全局卷积与亲和度融合的多模态特征蒸馏情感识别方法
Multimodal Feature Distillation Emotion Recognition Method with Global Convolution and Affinity Fusion
-
摘要: 为提升人机交互时的用户体验以及满足多元化用途的需求,交互设备正逐步引入情感智能技术,其中,实现产业和技术有效融合的前提是可以对人类情感状态进行正确的识别,然而,这仍然是一个具有挑战性的话题。随着多媒体时代的快速发展,越来越多可利用的模态信息便逐步被应用到情感识别系统中。因此,本文提出一种基于特征蒸馏的多模态情感识别模型。考虑到情感表达往往与音频信号的全局信息密切相关,提出了适应性全局卷积(Adaptive Global Convolution, AGC)来提升有效感受野的范围,特征图重要性分析(Feature Map Importance Analysis, FMIA)模块进一步强化情感关键特征。音频亲和度融合(Audio Affinity Fusion, AAF)模块通过音频-文本模态间的内在相关性建模亲和度融合权重,使两种模态的情感信息得到有效融合。此外,为了提升模型泛化能力,有效利用教师模型中概率分布所携带的隐藏知识,帮助学生模型获取更高级别的语义特征,提出了在多模态模型上使用特征蒸馏。最后,在交互式情感二元动作捕捉(Interactive Emotional Dyadic Motion Capture, IEMOCAP)情感数据集上对该方法进行评估,加权准确率达到了75.2%,非加权准确率达到了75.8%,证明了该模型对提升情感识别效率的有效性。Abstract: To enhance the user experience in human-computer interaction and to meet the needs of a variety of applications, interactive devices are gradually introducing emotional intelligence technologies, where the effective integration of industry and technology presupposes the ability to correctly recognize human emotional states, but this remains a challenging topic.
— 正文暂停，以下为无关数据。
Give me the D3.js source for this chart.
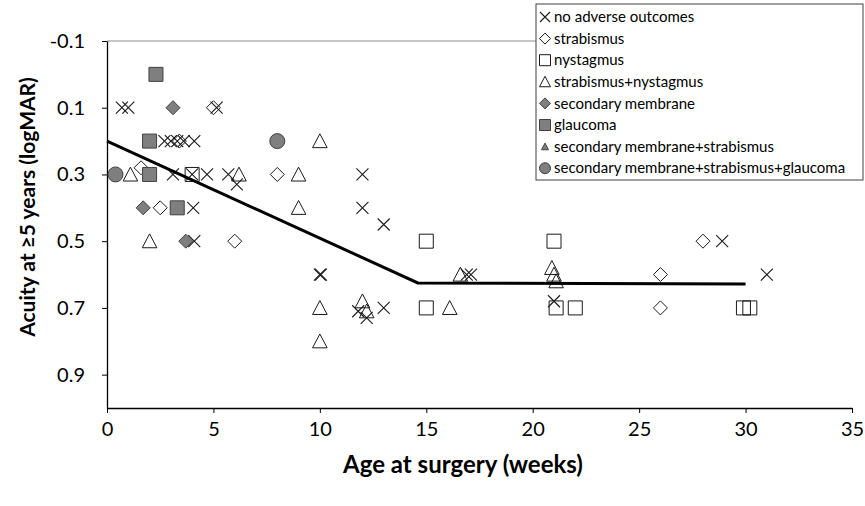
<!DOCTYPE html>
<html>
<head>
<meta charset="utf-8">
<script src="https://cdn.jsdelivr.net/npm/d3@7"></script>
<style>
  body { margin: 0; background: #fff; }
  svg text { font-family: Lato, "Open Sans", sans-serif; fill: #000; }
</style>
</head>
<body>
<svg id="chart" width="865" height="506"></svg>
<script>
// Points: [age at surgery (weeks), acuity (logMAR)]
const noAdverse = [[0.7,0.1],[1.0,0.1],[5.15,0.1],[2.7,0.2],[3.0,0.2],[3.3,0.2],[3.6,0.2],[4.1,0.2],
  [3.1,0.3],[4.0,0.3],[4.7,0.3],[5.7,0.3],[6.1,0.33],[4.05,0.4],[4.1,0.5],[10.0,0.6],[10.05,0.6],
  [12.0,0.3],[12.0,0.4],[13.0,0.45],[11.8,0.71],[12.2,0.73],[13.0,0.7],[16.9,0.6],[17.1,0.6],
  [21.0,0.68],[28.9,0.5],[31.0,0.6]];
const strabismus = [[5.0,0.1],[3.4,0.2],[1.6,0.28],[2.5,0.4],[6.0,0.5],[8.0,0.3],[28.0,0.5],[26.0,0.6],[26.0,0.7]];
const nystagmus = [[4.0,0.3],[15.0,0.5],[15.0,0.7],[21.0,0.5],[21.1,0.7],[22.0,0.7],[29.9,0.7],[30.2,0.7]];
const strabNyst = [[1.1,0.3],[6.2,0.3],[2.0,0.5],[9.0,0.3],[9.0,0.4],[10.0,0.2],[10.0,0.7],[10.0,0.8],
  [12.0,0.68],[12.2,0.71],[16.6,0.6],[16.1,0.7],[20.9,0.58],[21.0,0.6],[21.1,0.62]];
const secMembrane = [[3.1,0.1],[1.7,0.4],[3.7,0.5]];
const glaucoma = [[2.3,0.0],[2.0,0.2],[2.0,0.3],[3.3,0.4]];
const secMemStrab = [];
const secMemStrabGlauc = [[0.4,0.3],[8.0,0.2]];

// Fitted line
const fitWeeks = [0, 14.6, 30];
const fitAcuity = [0.2, 0.625, 0.628];

const xTicks = [0, 5, 10, 15, 20, 25, 30, 35];
const yTicks = [-0.1, 0.1, 0.3, 0.5, 0.7, 0.9];

const SERIES = [
  { name: 'no adverse outcomes', data: noAdverse, shape: 'x' },
  { name: 'strabismus', data: strabismus, shape: 'diamond' },
  { name: 'nystagmus', data: nystagmus, shape: 'square' },
  { name: 'strabismus+nystagmus', data: strabNyst, shape: 'triangle' },
  { name: 'secondary membrane', data: secMembrane, shape: 'diamond', filled: true },
  { name: 'glaucoma', data: glaucoma, shape: 'square', filled: true },
  { name: 'secondary membrane+strabismus', data: secMemStrab, shape: 'triangle', filled: true, small: true },
  { name: 'secondary membrane+strabismus+glaucoma', data: secMemStrabGlauc, shape: 'circle', filled: true }
];

const svg = d3.select('#chart');
const plot = { left: 107, right: 852, top: 41, bottom: 408 };

const x = d3.scaleLinear().domain([0, 35]).range([plot.left, plot.right]);
const y = d3.scaleLinear().domain([-0.1, 1.0]).range([plot.top, plot.bottom]);

// path for a marker of half-size r, centred on 0,0
function markerPath(shape, r) {
  switch (shape) {
    case 'x': return `M${-r},${-r}L${r},${r}M${-r},${r}L${r},${-r}`;
    case 'diamond': return `M0,${-r}L${r},0L0,${r}L${-r},0Z`;
    case 'square': return `M${-r},${-r}H${r}V${r}H${-r}Z`;
    case 'triangle': return `M0,${-r}L${r},${r * 0.9}H${-r}Z`;
    case 'circle': return `M${-r},0A${r},${r} 0 1,0 ${r},0A${r},${r} 0 1,0 ${-r},0Z`;
  }
}

function styleMarker(sel, s) {
  sel.attr('fill', s.filled ? '#7f7f7f' : 'none')
     .attr('stroke', s.filled ? '#404040' : '#1a1a1a')
     .attr('stroke-width', s.shape === 'x' ? 1.1 : 1);
}

const MARKER_R = { x: 6, diamond: 7, square: 7, triangle: 7.3, circle: 7.5 };

// top border of the plot area
svg.append('line')
  .attr('x1', plot.left).attr('x2', plot.right)
  .attr('y1', plot.top).attr('y2', plot.top)
  .attr('stroke', '#8c8c8c').attr('stroke-width', 1);

// axes
const xAxis = d3.axisBottom(x).tickValues(xTicks).tickSize(5).tickSizeOuter(0).tickFormat(d => String(d));
const gx = svg.append('g').attr('transform', `translate(0,${plot.bottom})`).call(xAxis);
gx.selectAll('text').attr('font-size', 20).attr('dy', '1.0em');

const yAxis = d3.axisLeft(y).tickValues(yTicks).tickSize(5).tickSizeOuter(0)
  .tickFormat(d => d.toFixed(1));
const gy = svg.append('g').attr('transform', `translate(${plot.left},0)`).call(yAxis);
gy.selectAll('text').attr('font-size', 20).attr('x', -22);

svg.selectAll('.domain').attr('stroke', '#000').attr('stroke-width', 1.3);
svg.selectAll('.tick line').attr('stroke', '#000');

// markers
SERIES.forEach(s => {
  const r = s.small ? 4 : MARKER_R[s.shape];
  svg.append('g').selectAll('path').data(s.data).join('path')
    .attr('transform', d => `translate(${x(d[0])},${y(d[1])})`)
    .attr('d', markerPath(s.shape, r))
    .call(styleMarker, s);
});

// fitted line
const line = d3.line().x(d => x(d[0])).y(d => y(d[1]));
svg.append('path')
  .datum(fitWeeks.map((w, i) => [w, fitAcuity[i]]))
  .attr('d', line)
  .attr('fill', 'none').attr('stroke', '#000').attr('stroke-width', 3);

// axis titles
svg.append('text')
  .attr('x', 463).attr('y', 473)
  .attr('text-anchor', 'middle').attr('font-size', 24).attr('font-weight', 'bold')
  .text('Age at surgery (weeks)');
svg.append('text')
  .attr('transform', 'translate(35,207) rotate(-90)')
  .attr('text-anchor', 'middle').attr('font-size', 21).attr('font-weight', 'bold')
  .text('Acuity at \u22655 years (logMAR)');

// legend
const legend = svg.append('g').attr('transform', 'translate(536,4)');
legend.append('rect')
  .attr('x', 0).attr('y', 0).attr('width', 327).attr('height', 176)
  .attr('fill', '#fff').attr('stroke', '#404040').attr('stroke-width', 1);
SERIES.forEach((s, i) => {
  const row = legend.append('g').attr('transform', `translate(0,${13 + i * 21.6})`);
  const r = s.small ? 3.5 : (s.shape === 'x' ? 5 : 5.5);
  row.append('path')
    .attr('transform', 'translate(9,0)')
    .attr('d', markerPath(s.shape, r))
    .call(styleMarker, s);
  row.append('text')
    .attr('x', 18).attr('dy', '0.35em').attr('font-size', 15)
    .text(s.name);
});
</script>
</body>
</html>
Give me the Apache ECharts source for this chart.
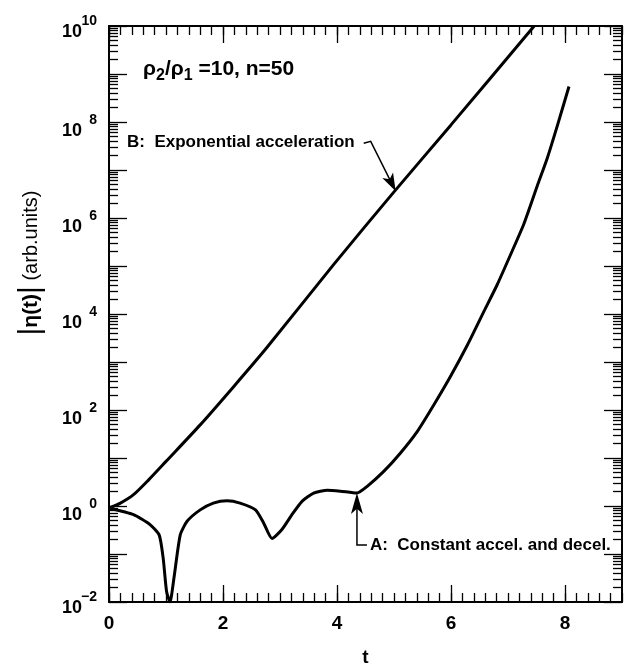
<!DOCTYPE html>
<html>
<head>
<meta charset="utf-8">
<script src="https://cdn.jsdelivr.net/npm/echarts@6/dist/echarts.min.js"></script>
<style>
  html, body { margin: 0; background: #fff; }
  #box { width: 626px; height: 667px; }
</style>
</head>
<body>
<div id="box"></div>
<script>
// curve A: constant accel. and decel.
const tA = [0, 0.43, 0.72, 0.88, 0.95, 1.01, 1.07, 1.14, 1.25, 1.37, 1.6, 1.83, 2.07, 2.3, 2.57, 2.71, 2.86, 3.03, 3.21, 3.39, 3.59, 3.83, 4.06, 4.35, 4.53, 4.82, 5.11, 5.41, 5.7, 5.99, 6.29, 6.58, 6.81, 7.05, 7.28, 7.52, 7.69, 7.87, 8.07];
const etaA = [0.91, 0.66, 0.41, 0.25, 0.083, 0.0166, 0.01, 0.032, 0.25, 0.48, 0.83, 1.15, 1.29, 1.15, 0.83, 0.45, 0.21, 0.32, 0.66, 1.26, 1.86, 2.14, 2.04, 1.86, 2.57, 5.25, 12.6, 36, 129, 500, 2290, 1.15e4, 4.07e4, 1.78e5, 7.6e5, 4.9e6, 1.78e7, 8.7e7, 5.5e8];
// curve B: exponential acceleration
const tB = [0, 0.2, 0.43, 0.7, 1.0, 1.6, 2.19, 2.77, 3.94, 5.0, 6.0, 7.46];
const etaB = [0.91, 1.15, 1.72, 3.55, 8.5, 49, 310, 2000, 1.07e5, 3.5e6, 8.7e7, 1.0e10];

const xLabels = [0, 2, 4, 6, 8];
const yDecades = [-2, -1, 0, 1, 2, 3, 4, 5, 6, 7, 8, 9, 10];
const yLabelExps = [-2, 0, 2, 4, 6, 8, 10];

const font = "'Liberation Sans', Arial, sans-serif";

// tick positions
const xMinor = [];
for (let i = 0; i <= 45; i++) xMinor.push(Math.round(i * 2) / 10);
const yMajor = yDecades.map((e) => Math.pow(10, e));
const yMinor = [];
for (let e = -2; e < 10; e++) {
  for (let k = 2; k <= 9; k++) yMinor.push(k * Math.pow(10, e));
}

var myChart = echarts.init(document.getElementById("box"));

function xAxisOf(pos, values, len, withLabel, withLine) {
  return {
    type: "value",
    position: pos,
    min: 0,
    max: 9,
    splitLine: { show: false },
    axisLine: { show: withLine, onZero: false, lineStyle: { color: "#000", width: 2 } },
    axisTick: { show: true, inside: true, length: len, customValues: values, lineStyle: { color: "#000", width: 1.3 } },
    axisLabel: withLabel
      ? { show: true, customValues: xLabels, margin: 12, color: "#000", fontFamily: font, fontWeight: "bold", fontSize: 19 }
      : { show: false },
  };
}

const supStyle = { fontFamily: font, fontWeight: "bold", fontSize: 14, color: "#000", verticalAlign: "bottom", width: 15, align: "right" };
const baseStyle = { fontFamily: font, fontWeight: "bold", fontSize: 18, color: "#000", verticalAlign: "bottom" };

function yAxisOf(pos, values, len, withLabel, withLine) {
  return {
    type: "log",
    logBase: 10,
    position: pos,
    min: 0.01,
    max: 1e10,
    splitLine: { show: false },
    minorTick: { show: false },
    axisLine: { show: withLine, onZero: false, lineStyle: { color: "#000", width: 2 } },
    axisTick: { show: true, inside: true, length: len, customValues: values, lineStyle: { color: "#000", width: 1.3 } },
    axisLabel: withLabel
      ? {
          show: true,
          customValues: yLabelExps.map((e) => Math.pow(10, e)),
          margin: 12,
          padding: [10, 0, 0, 0],
          formatter: function (v) {
            const e = Math.round(Math.log10(v));
            const k = e === -2 || e === 10 ? "e" : "";
            return "{b" + k + "|10}{s" + k + "|" + (e < 0 ? "\u2212" + -e : e) + "}";
          },
          rich: {
            b: baseStyle,
            s: Object.assign({}, supStyle, { padding: [0, 0, 13, 0] }),
            be: Object.assign({}, baseStyle, { padding: [0, 0, 7, 0] }),
            se: Object.assign({}, supStyle, { padding: [0, 0, 20, 0] }),
          },
        }
      : { show: false },
  };
}

myChart.setOption({
  animation: false,
  grid: { left: 109, right: 4, top: 26, bottom: 65, outerBoundsMode: "none" },
  xAxis: [
    Object.assign(xAxisOf("bottom", xLabels, 17, true, true), {
      name: "t",
      nameLocation: "middle",
      nameGap: 46,
      nameTextStyle: { color: "#000", fontFamily: font, fontWeight: "bold", fontSize: 19 },
    }),
    xAxisOf("bottom", xMinor, 9, false, false),
    xAxisOf("top", xLabels, 17, false, true),
    xAxisOf("top", xMinor, 9, false, false),
  ],
  yAxis: [
    yAxisOf("left", yMajor, 18, true, true),
    yAxisOf("left", yMinor, 9, false, false),
    yAxisOf("right", yMajor, 18, false, true),
    yAxisOf("right", yMinor, 9, false, false),
  ],
  series: [
    {
      name: "A",
      type: "line",
      data: tA.map((t, i) => [t, etaA[i]]),
      smooth: 0.2,
      showSymbol: false,
      clip: true,
      lineStyle: { color: "#000", width: 3 },
    },
    {
      name: "B",
      type: "line",
      data: tB.map((t, i) => [t, etaB[i]]),
      smooth: 0.25,
      showSymbol: false,
      clip: true,
      lineStyle: { color: "#000", width: 3 },
    },
  ],
});

// annotations
function arrowHead(tip, dx, dy, len, wid) {
  const n = Math.sqrt(dx * dx + dy * dy);
  const ux = dx / n, uy = dy / n;
  const bx = tip[0] - ux * len, by = tip[1] - uy * len;
  return [
    [tip[0], tip[1]],
    [bx - uy * wid / 2, by + ux * wid / 2],
    [tip[0] - ux * len * 0.75, tip[1] - uy * len * 0.75],
    [bx + uy * wid / 2, by - ux * wid / 2],
  ];
}

const tipB = myChart.convertToPixel({ gridIndex: 0 }, [5.03, 3.6e6]);
const tipA = myChart.convertToPixel({ gridIndex: 0 }, [4.35, 1.86]);
const tailB = [tipB[0] - 25, tipB[1] - 50];
const cornerA = [tipA[0], tipA[1] + 52];

myChart.setOption({
  graphic: [
    {
      type: "text",
      x: 31,
      y: 263,
      rotation: Math.PI / 2,
      style: {
        x: 0,
        y: 0,
        text: "{p|\u007c}{a|\u03b7(t)}{p|\u007c}{b| (arb.units)}",
        align: "center",
        verticalAlign: "middle",
        rich: {
          p: { fontFamily: font, fontSize: 30, fill: "#000" },
          a: { fontFamily: font, fontWeight: "bold", fontSize: 21, fill: "#000" },
          b: { fontFamily: font, fontSize: 20, fill: "#000" },
        },
      },
    },
    {
      type: "text",
      x: 143,
      y: 71,
      style: {
        text: "{r|\u03c1}{s|2}{r|/\u03c1}{s|1}{r| =10, n=50}",
        verticalAlign: "middle",
        rich: {
          r: { fontFamily: font, fontWeight: "bold", fontSize: 21, fill: "#000", verticalAlign: "top" },
          s: { fontFamily: font, fontWeight: "bold", fontSize: 16, fill: "#000", verticalAlign: "top", padding: [9, 0, 0, 0] },
        },
      },
    },
    {
      type: "text",
      x: tipB[0] - 41,
      y: tipB[1] - 49,
      style: {
        text: "B:  Exponential acceleration",
        align: "right",
        verticalAlign: "middle",
        fontFamily: font,
        fontWeight: "bold",
        fontSize: 17,
        fill: "#000",
      },
    },
    {
      type: "polyline",
      shape: { points: [[tailB[0] - 7, tailB[1] + 2], tailB, [tipB[0] - 4, tipB[1] - 8]] },
      style: { stroke: "#000", lineWidth: 1.5, fill: null },
    },
    {
      type: "polygon",
      shape: { points: arrowHead(tipB, 25, 50, 18, 12) },
      style: { fill: "#000" },
    },
    {
      type: "polyline",
      shape: { points: [[cornerA[0] + 10, cornerA[1]], cornerA, [tipA[0], tipA[1] + 8]] },
      style: { stroke: "#000", lineWidth: 1.5, fill: null },
    },
    {
      type: "polygon",
      shape: { points: arrowHead(tipA, 0, -1, 21, 12) },
      style: { fill: "#000" },
    },
    {
      type: "text",
      x: cornerA[0] + 13,
      y: cornerA[1],
      style: {
        text: "A:  Constant accel. and decel.",
        align: "left",
        verticalAlign: "middle",
        fontFamily: font,
        fontWeight: "bold",
        fontSize: 17,
        fill: "#000",
      },
    },
  ],
});
</script>
</body>
</html>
With the rapid development of the multimedia era, more and more available modal information is gradually being used in emotion recognition systems. Therefore, this paper proposes a multimodal emotion recognition model based on feature distillation. In consideration of the fact that emotion expressions are often closely related to the global information of audio signals, Adaptive Global Convolution (AGC) is proposed to enhance the range of the effective receptive field, and Feature Map Importance Analysis (FMIA) module is proposed to further strengthen the emotion key features. The Audio Affinity Fusion (AAF) module models the affinity fusion weights through the intrinsic correlation between audio-text modalities, allowing the emotional information of both modalities to be effectively fused. In addition, the use of Feature Distillation (FD) on multimodal models is proposed in order to promote model generalization and to effectively exploit the hidden knowledge carried by the probability distribution in the teacher's model and to help the student model to acquire higher-level semantic features. Finally, the method was evaluated on the Interactive Emotional Dyadic Motion Capture (IEMOCAP) emotion dataset and achieved a weighted accuracy (WA) of 75.2% and an unweighted accuracy (UA) of 75.8%, demonstrating the effectiveness of the model in improving the efficiency of emotion recognition.